A 507-carat rough diamond which sold to a Hong Kong jewellery company for a world record $35.3 million on Friday could yield a large, unblemished polished gemstone for a super-wealthy Chinese collector.

Miner Petra Diamonds sold the Cullinan Heritage diamond on tender in South Africa to Chow Tai Fook Jewellery Company Limited in Hong Kong, for the highest sale price ever achieved for a rough diamond.

The stone by far exceeded its pre-sale estimate, underlining the strength of the market for magnificent diamonds. Analysts had expected the stone, one of the biggest high-quality rough diamonds ever found, to command about $25 million.

"It's a very special gem. It will surely go to some form of jewellery," said Adonis Pouroulis, chairman of Petra.

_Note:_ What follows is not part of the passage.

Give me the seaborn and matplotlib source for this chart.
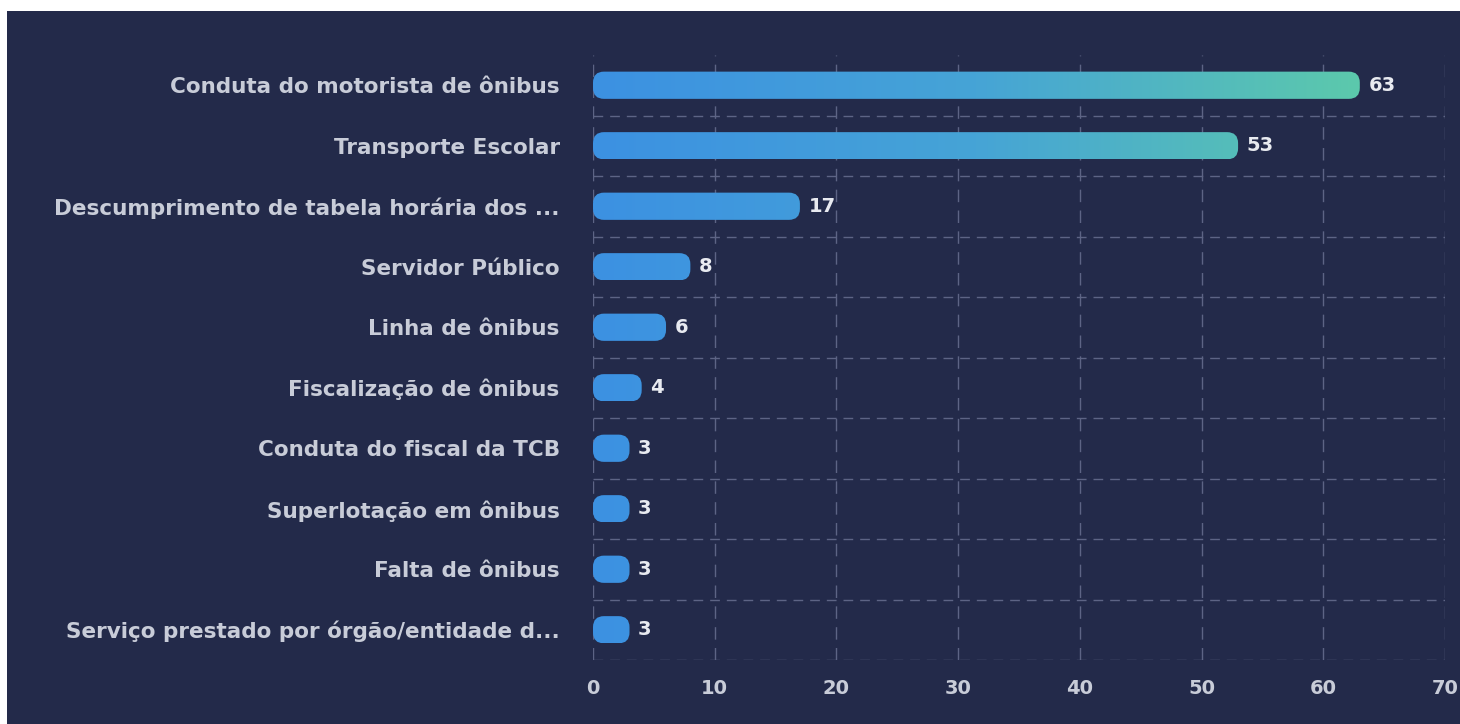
import numpy as np
import pandas as pd
import matplotlib
matplotlib.use("Agg")
import matplotlib.pyplot as plt
import seaborn as sns
from matplotlib.patches import FancyBboxPatch, Rectangle
from matplotlib.colors import LinearSegmentedColormap, Normalize

categories = [
    "Conduta do motorista de ônibus",
    "Transporte Escolar",
    "Descumprimento de tabela horária dos ...",
    "Servidor Público",
    "Linha de ônibus",
    "Fiscalização de ônibus",
    "Conduta do fiscal da TCB",
    "Superlotação em ônibus",
    "Falta de ônibus",
    "Serviço prestado por órgão/entidade d...",
]
values = [63, 53, 17, 8, 6, 4, 3, 3, 3, 3]
x_ticks = [0, 10, 20, 30, 40, 50, 60, 70]

BG = "#232a4a"
TXT = "#c8ccd8"
VAL = "#e8eaf0"
GRID = "#5d6485"

sns.set_theme(style="dark")
plt.rcParams["font.family"] = ["DejaVu Sans"]

W, H = 1460, 724
fig = plt.figure(figsize=(W / 100, H / 100), dpi=100, facecolor=BG)
# white border at top and left
fig.patches.append(Rectangle((0, 1 - 11 / H), 1, 11 / H, transform=fig.transFigure,
                             facecolor="white", edgecolor="none", zorder=0))
fig.patches.append(Rectangle((0, 0), 7 / W, 1, transform=fig.transFigure,
                             facecolor="white", edgecolor="none", zorder=0))

left, right, top, bottom = 593, 1445, 55, 660
ax = fig.add_axes([left / W, 1 - bottom / H, (right - left) / W, (bottom - top) / H])
ax.set_facecolor(BG)

df = pd.DataFrame({"cat": categories, "val": values})
sns.barplot(data=df, x="val", y="cat", orient="h", ax=ax, width=0.45,
            color="#3d92e0", saturation=1)

ax.set_xlim(0, 70)
ax.set_ylim(len(categories) - 0.5, -0.5)

# rounded gradient bars replacing the seaborn rectangles
cmap = LinearSegmentedColormap.from_list("g", ["#3c91e2", "#46a4d6", "#5cc9ac"])
norm = Normalize(0, max(values))
px_x = (right - left) / 70.0
px_y = (bottom - top) / len(categories)
aspect = px_x / px_y
rad_px = 11.0
for p in list(ax.patches):
    x0, y0 = p.get_x(), p.get_y()
    w, h = p.get_width(), p.get_height()
    p.set_visible(False)
    r = min(rad_px / px_x, w / 2)
    fb = FancyBboxPatch((x0, y0), w, h,
                        boxstyle=f"round,pad=0,rounding_size={r}",
                        mutation_aspect=aspect,
                        facecolor="none", edgecolor="none", zorder=3)
    ax.add_patch(fb)
    grad = np.linspace(x0, x0 + w, 256)[None, :]
    im = ax.imshow(cmap(norm(grad)), extent=(x0, x0 + w, y0 + h, y0),
                   aspect="auto", zorder=3, interpolation="bilinear")
    im.set_clip_path(fb)
    ax.text(x0 + w + 0.7, y0 + h / 2, f"{int(round(w))}", ha="left", va="center",
            color=VAL, fontsize=14, fontweight="bold", zorder=4)
ax.set_xlim(0, 70)
ax.set_ylim(len(categories) - 0.5, -0.5)

# grids
ax.set_xticks(x_ticks)
ax.set_xticklabels([str(t) for t in x_ticks])
ax.set_yticks(range(len(categories)))
ax.grid(False)
for t in x_ticks:
    ax.axvline(t, color=GRID, lw=1.0, ls=(0, (9, 6)), zorder=1)
for yb in np.arange(0.5, len(categories), 1.0):
    ax.axhline(yb, color=GRID, lw=1.0, ls=(0, (7, 5)), zorder=1)

for s in ax.spines.values():
    s.set_visible(False)
ax.tick_params(axis="both", length=0)
ax.tick_params(axis="y", pad=24, labelsize=15.5, labelcolor=TXT)
ax.tick_params(axis="x", pad=14, labelsize=14, labelcolor=TXT)
for lab in ax.get_yticklabels() + ax.get_xticklabels():
    lab.set_fontweight("bold")
ax.set_xlabel("")
ax.set_ylabel("")

fig.savefig("out.png", dpi=100, facecolor=BG)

"There was huge interest in the stone. A stone like this doesn't come around very often," he told Reuters.

The gemstone, recovered from Petra's Cullinan mine in South Africa, the origin of some of the world's most important diamonds, is the 19th largest gem diamond ever discovered.

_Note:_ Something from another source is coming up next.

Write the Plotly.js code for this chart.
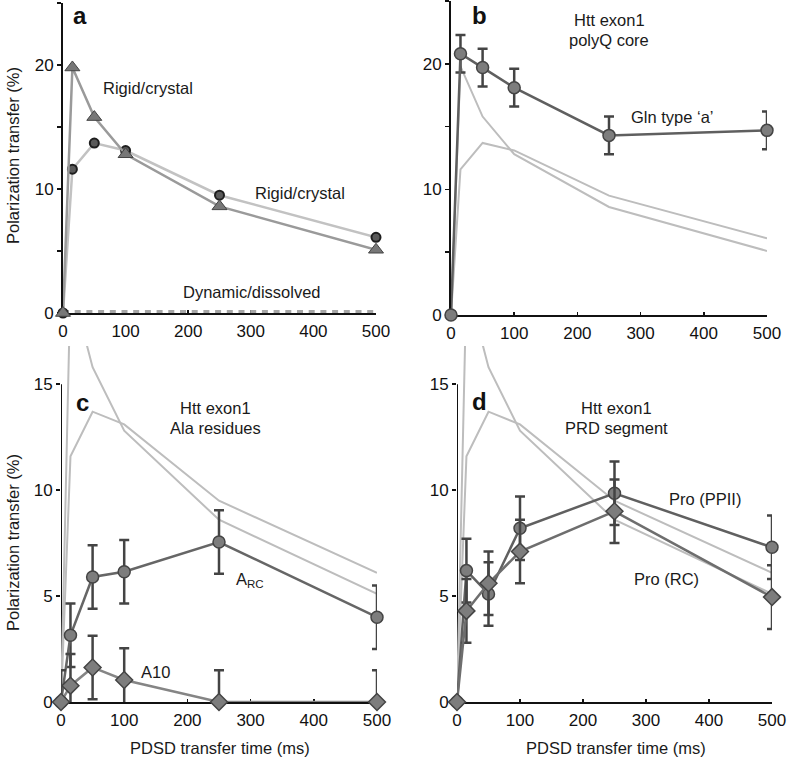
<!DOCTYPE html>
<html>
<head>
<meta charset="utf-8">
<script src="https://cdn.plot.ly/plotly-3.0.1.min.js"></script>
<style>
  html, body { margin: 0; padding: 0; background: #fff; }
  #chart { width: 788px; height: 769px; }
</style>
</head>
<body>
<div id="chart"></div>
<script>
// mixing times (ms)
var times = [0, 15, 50, 100, 250, 500];

// panel a: reference compounds
var rigidCircle = [0, 11.6, 13.7, 13.1, 9.5, 6.1];
var rigidTriangle = [0, 19.8, 15.8, 12.8, 8.6, 5.1];
var dynamicVals = [0, 0, 0, 0, 0, 0];

// panel b: polyQ core
var glnA = [0, 20.8, 19.7, 18.1, 14.3, 14.7];
var glnAErr = [0, 1.5, 1.5, 1.5, 1.5, 1.5];

// panel c: Ala
var alaRC = [0, 3.15, 5.9, 6.15, 7.55, 4.0];
var alaRCErr = [0, 1.5, 1.5, 1.5, 1.5, 1.5];
var ala10 = [0, 0.77, 1.63, 1.04, 0, 0];
var ala10Err = [1.5, 1.5, 1.5, 1.5, 1.5, 1.5];

// panel d: PRD
var proPPII = [0, 6.2, 5.1, 8.2, 9.85, 7.3];
var proPPIIErr = [0, 1.5, 1.5, 1.5, 1.5, 1.5];
var proRC = [0, 4.3, 5.6, 7.1, 9.0, 4.95];
var proRCErr = [0, 1.5, 1.5, 1.5, 1.5, 1.5];

var W = 788, H = 769;
var FONT = 'Liberation Sans, Arial, Helvetica, sans-serif';
var TICK = 17;
var TXT = 16.5;

// pixel -> paper
function px(x, y) {
	return { x: x / W, y: 1 - y / H };
}

function lightLines(xa, ya) {
	return [
		{ x: times, y: rigidCircle, xaxis: xa, yaxis: ya, mode: 'lines',
			line: { color: '#bdbdbd', width: 2 }, hoverinfo: 'skip' },
		{ x: times, y: rigidTriangle, xaxis: xa, yaxis: ya, mode: 'lines',
			line: { color: '#bdbdbd', width: 2 }, hoverinfo: 'skip' }
	];
}

function errSeries(xa, ya, y, err, symbol, lineColor) {
	return {
		x: times, y: y, xaxis: xa, yaxis: ya, mode: 'lines+markers',
		cliponaxis: false,
		line: { color: lineColor, width: 2.5 },
		marker: { symbol: symbol, size: symbol == 'diamond' ? 13 : 12, color: '#7d7d7d',
			line: { color: '#444', width: 1.5 } },
		error_y: { type: 'data', array: err, visible: true, color: '#444', thickness: 2.5, width: 5 }
	};
}

var data = [];

// a
data.push({ x: times, y: dynamicVals, xaxis: 'x', yaxis: 'y', mode: 'lines', cliponaxis: false,
	line: { color: '#a6a6a6', width: 6, dash: '6px,5.7px' } });
data.push({ x: times, y: rigidCircle, xaxis: 'x', yaxis: 'y', mode: 'lines+markers', cliponaxis: false,
	line: { color: '#c2c2c2', width: 2.5 },
	marker: { symbol: 'circle', size: 9, color: '#5a5a5a', line: { color: '#1e1e1e', width: 2 } } });
data.push({ x: times, y: rigidTriangle, xaxis: 'x', yaxis: 'y', mode: 'lines+markers', cliponaxis: false,
	line: { color: '#9a9a9a', width: 2.5 },
	marker: { symbol: 'triangle-up', size: 13, color: '#777', line: { color: '#444', width: 1 } } });

// b
data = data.concat(lightLines('x2', 'y2'));
data.push(errSeries('x2', 'y2', glnA, glnAErr, 'circle', '#5f5f5f'));

// c
data = data.concat(lightLines('x3', 'y3'));
data.push(errSeries('x3', 'y3', alaRC, alaRCErr, 'circle', '#666'));
data.push(errSeries('x3', 'y3', ala10, ala10Err, 'diamond', '#858585'));

// d
data = data.concat(lightLines('x4', 'y4'));
data.push(errSeries('x4', 'y4', proPPII, proPPIIErr, 'circle', '#606060'));
data.push(errSeries('x4', 'y4', proRC, proRCErr, 'diamond', '#6e6e6e'));

function xAx(l, r, anchor) {
	return {
		domain: [l / W, r / W], anchor: anchor, range: [0, 500],
		showline: true, linewidth: 2, linecolor: '#111',
		ticks: 'inside', ticklen: 3, tickwidth: 1.5, tickcolor: '#111',
		tick0: 0, dtick: 100, showgrid: false, zeroline: false, ticklabelstandoff: 2,
		tickfont: { size: TICK, color: '#111' }, layer: 'below traces'
	};
}

function yTop(bottom, top, anchor) {
	return {
		domain: [1 - bottom / H, 1 - top / H], anchor: anchor, range: [0, 25],
		showline: true, linewidth: 2, linecolor: '#111',
		ticks: 'outside', ticklen: 4, tickwidth: 1.5, tickcolor: '#111',
		tick0: 0, dtick: 10, showgrid: false, zeroline: false,
		minor: { dtick: 5, ticks: 'outside', ticklen: 4, tickwidth: 1.5, tickcolor: '#111' },
		tickfont: { size: TICK, color: '#111' }, layer: 'below traces'
	};
}

function yBottom(anchor) {
	// y=0 at 702px, y=15 at 384px; range reaches above 15 so the grey lines run past the axis end
	return {
		domain: [1 - 702 / H, 1 - 346 / H], anchor: anchor, range: [0, 16.8],
		showline: false, tickvals: [0, 5, 10, 15],
		ticks: 'outside', ticklen: 4, tickwidth: 1.5, tickcolor: '#111',
		showgrid: false, zeroline: false,
		tickfont: { size: TICK, color: '#111' }, layer: 'below traces'
	};
}

function label(x, y, text, extra) {
	var p = px(x, y);
	var a = { xref: 'paper', yref: 'paper', x: p.x, y: p.y, text: text, showarrow: false,
		xanchor: 'center', yanchor: 'middle', font: { size: TXT, color: '#1a1a1a', family: FONT } };
	for (var k in extra) a[k] = extra[k];
	return a;
}

var bold = { font: { size: 24, color: '#111', family: FONT, weight: 'bold' } };
var sideTitle = { textangle: -90, font: { size: 16.5, color: '#1a1a1a', family: FONT } };

var annotations = [
	label(80, 15, '<b>a</b>', bold),
	label(148, 88, 'Rigid/crystal'),
	label(300, 193, 'Rigid/crystal'),
	label(252, 292, 'Dynamic/dissolved'),
	label(479, 15, '<b>b</b>', bold),
	label(609, 20, 'Htt exon1'),
	label(609, 40, 'polyQ core'),
	label(672, 117, 'Gln type \u2018a\u2019'),
	label(82, 402, '<b>c</b>', bold),
	label(215, 408, 'Htt exon1'),
	label(215, 428, 'Ala residues'),
	label(250, 580, 'A<sub>RC</sub>'),
	label(155, 672, 'A10'),
	label(479, 401, '<b>d</b>', bold),
	label(616, 408, 'Htt exon1'),
	label(616, 428, 'PRD segment'),
	label(705, 499, 'Pro (PPII)'),
	label(666, 579, 'Pro (RC)'),
	label(13, 156, 'Polarization transfer (%)', sideTitle),
	label(13, 543, 'Polarization transfer (%)', sideTitle),
	label(220, 748, 'PDSD transfer time (ms)'),
	label(616, 748, 'PDSD transfer time (ms)')
];

var shapes = [
	{ type: 'line', xref: 'x3', yref: 'y3', x0: 0, x1: 0, y0: 0, y1: 15, layer: 'below',
		line: { color: '#111', width: 2 } },
	{ type: 'line', xref: 'x4', yref: 'y4', x0: 0, x1: 0, y0: 0, y1: 15, layer: 'below',
		line: { color: '#111', width: 2 } }
];

var layout = {
	width: W, height: H,
	margin: { l: 0, r: 0, t: 0, b: 0 },
	paper_bgcolor: '#fff', plot_bgcolor: 'rgba(0,0,0,0)',
	showlegend: false,
	font: { family: FONT, size: 15, color: '#111' },
	xaxis: xAx(63, 376, 'y'),
	yaxis: yTop(313, 3, 'x'),
	xaxis2: xAx(451, 767, 'y2'),
	yaxis2: yTop(315, 1, 'x2'),
	xaxis3: xAx(61, 377, 'y3'),
	yaxis3: yBottom('x3'),
	xaxis4: xAx(457, 772, 'y4'),
	yaxis4: yBottom('x4'),
	annotations: annotations,
	shapes: shapes
};

Plotly.newPlot('chart', data, layout, { staticPlot: true, displayModeBar: false });
</script>
</body>
</html>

CHINESE MARKET GROWING FAST

Jewellers said Chow Tai Fook Jewellery Company will likely find a buyer in China, one of the world's largest and fastest growing diamond markets.

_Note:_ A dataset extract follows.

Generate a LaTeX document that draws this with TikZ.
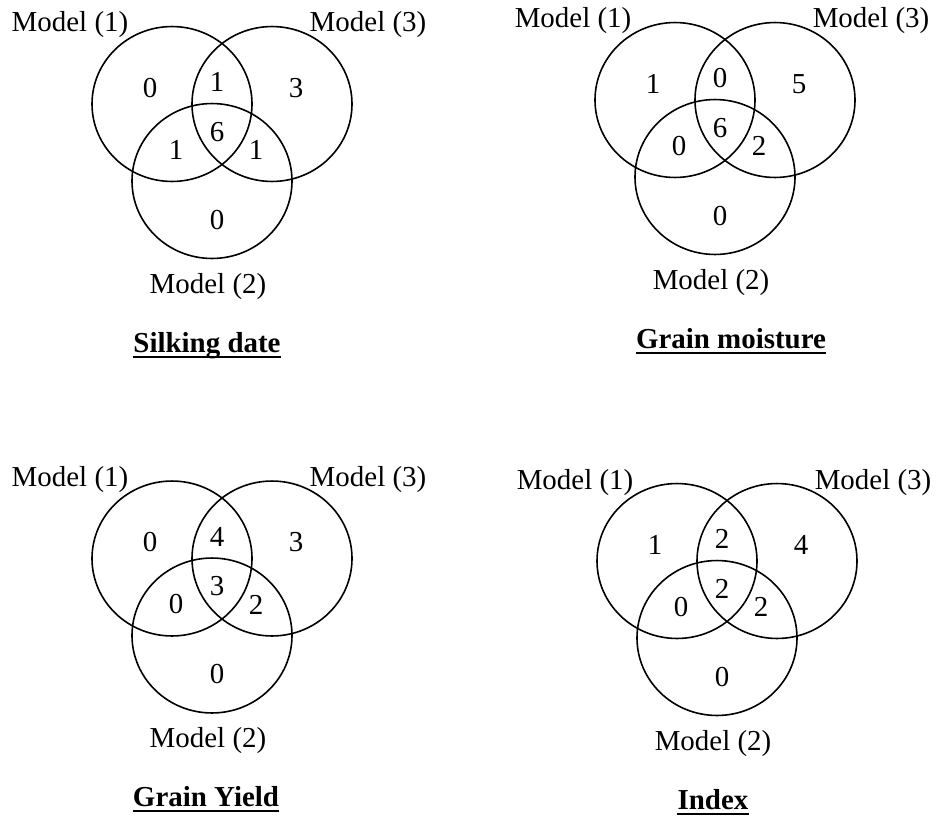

"The next big market for rare diamonds will be China," said Marwan Chatila, owner of Chatila, a leading fine jeweller in London's exclusive Bond Street jewellery hub, which had been one of the bidders for the Cullinan Heritage.

"If the Chinese boom has legs, it will become very hard to find such diamonds. They will be sold there."

The Cullinan Heritage has potential to yield an exquisite, "D-flawless" clear polished stone of 170-180 carats, he said.

The finished stone would be far more valuable than the rough diamond.

Pouroulis said there had been no doubt that such a rare rough stone would sell for an exceptional price, even during an economic downturn.

"It's like a Van Gogh painting. It will always sell."

Marijan Dundek, a leading authority on gemstones who recently published a new edition of his book entitled "Diamonds", told Reuters that the rough stone could undergo months of examination to test its clarity.

"The key factors will be the clarity and whether there are any inclusions, and on this basis a decision will be made on how to cut the stone," he said.

AIM-listed Petra found the gem last September at its 74 percent owned Cullinan mine in South Africa, which it bought from the world's largest diamond producer De Beers in 2007.

The Cullinan mine has been the source of many large diamonds, including the world's largest rough diamond -- the Cullinan -- at 3,106 carats. That gem was cut into the Star of Africa stones that are now set in Britain's Crown Jewels.